Monday, January 12, 2009

I am a torn woman.

I came across this quote while reading this woman’s entire blog (I don't know how I find these, I really don't) on Friday:

Women of God can never be like women of the world. The world has enough women who are tough; we need women who are tender. There are enough women who are coarse; we need women who are kind. … We have enough women of fame and fortune; we need more women of faith.”

I’ve been thinking about these words all weekend. They struck a chord, and here's why: I am a woman torn.

I frequently feel this way; it’s nothing new. I have always been a girl with two separate halves and beings. I long for a place in the city, for a brownstone in Boston or a studio in New York. I want inner-city transportation and hamburger joints that are open past midnight. But there’s this other part of me, though. The part that wants quiet and open space. A front porch with a swing, bicycle rides past farmhouses with big yards.

These two parts continue. Part of me wants to stay home and wear sweatpants, take care of our little apartment. I want to cook and read and enjoy my home. Then this other part wants to wear clothes straight out of Lucky magazine, have a job and career that fulfills me, and travel the world in the process. I want to bring home the bacon and eat take-out while watching The Office.

I can’t figure out how to make these two halves of me equal a whole.

So when I found this quote, it didn’t surprise me that I didn’t quite know how I felt about it.
Oh, I think it’s true. No doubt about it. I believe the world needs more tenderness, more kindness, more faith. But then there is that other, and admittedly, smaller part of me that thinks, “Why not toughness? Why not fame and fortune? Why can’t I be both?

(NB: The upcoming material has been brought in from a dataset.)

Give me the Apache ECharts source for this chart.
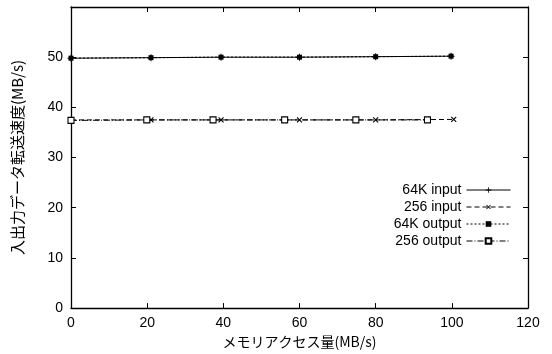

Which reminds me of this conversation that took place recently, that explained to me a little bit of why these two halves of me exist:

J: “I think I’m finally figuring out how you are who you are.”

A (laughing): “What do you mean?”

J: “After watching all these Gilmore Girl and Mary Tyler Moore Show episodes, I’m starting to figure you out. I get why you are the way you are.”

Why I am the way I am? What does that mean, I wonder? But then I understood what he meant.

I am a girl who was raised to know that meekness and tenderness are virtues. That women are meant to submit to their husbands, to be gentle with those they come in contact with. And yet I was also raised to speak my mind, to take a stand. I was raised to be an independent thinker, to get an education, to use that education. My role models were Anne Shirley and Jo March, Mary Richards and Rory Gilmore.

What does this mean? Here’s what I don’t think it means: I don’t think it means I’ll make a terrible mother, or that I won’t let my husband wear the pants. I don’t think it means I can’t be gentle, or meek, or tender.

I do think it means my husband and I will have a partnership. I will speak my mind, give my opinion, but ultimately trust my husband to make the right decision. It means I will raise my children to be independent thinkers, to read, to expand their minds, to discover who they are, to create. It means I will always be growing, always be thinking, always be discovering. I will aim for tenderness and kindness, and sometimes I will miss.

It means I will not be a woman of the world. I will be a woman of faith. I will be a woman of faith who is independent and tough, but who is also tender and kind, just like these women: Abigail and Mary, Deborah and Esther. These are my other role models, the ones I really wanted to become. Women with intelligence and independence, toughness and meekness. Women of faith. Women of God. Women who were imperfect, but loved and used by God.

I have two halves, but I can see how they are becoming whole.

3 comments:

Cory said...

I think you are better suited for my job than I am. Want to come back to Birmingham and take it over?

jenna said...

Annie. This gave me chills. For real. I think I see why we get along so well... we have similar pieces.

Sarah Louise said...

Once when a (then newly ex-)boyfriend and I had a we-just-broke-up-and-let's-talk-about-it-talk, he told me he wanted me to think about four things. I've forgotten two of them. But one of the two I remember was this: he wanted me to think about how my consumption of media had affected the way I thought about romantic relationships.

Despite feeling like Fanny Price from the movie version of Mansfield Park (I don't remember if she said this in the book) and wanting to say, "I am an unabashed novel reader, sir, but I do not think it has clouded my judgment," I kind of loved that he had been trying to put together the media icons I looked to and how I was/saw the world.

Like J (your husband?) did here. Love it. It's great.

Also, The Mary Tyler Moore Show. She really is great, isn't she? So great. Who knew?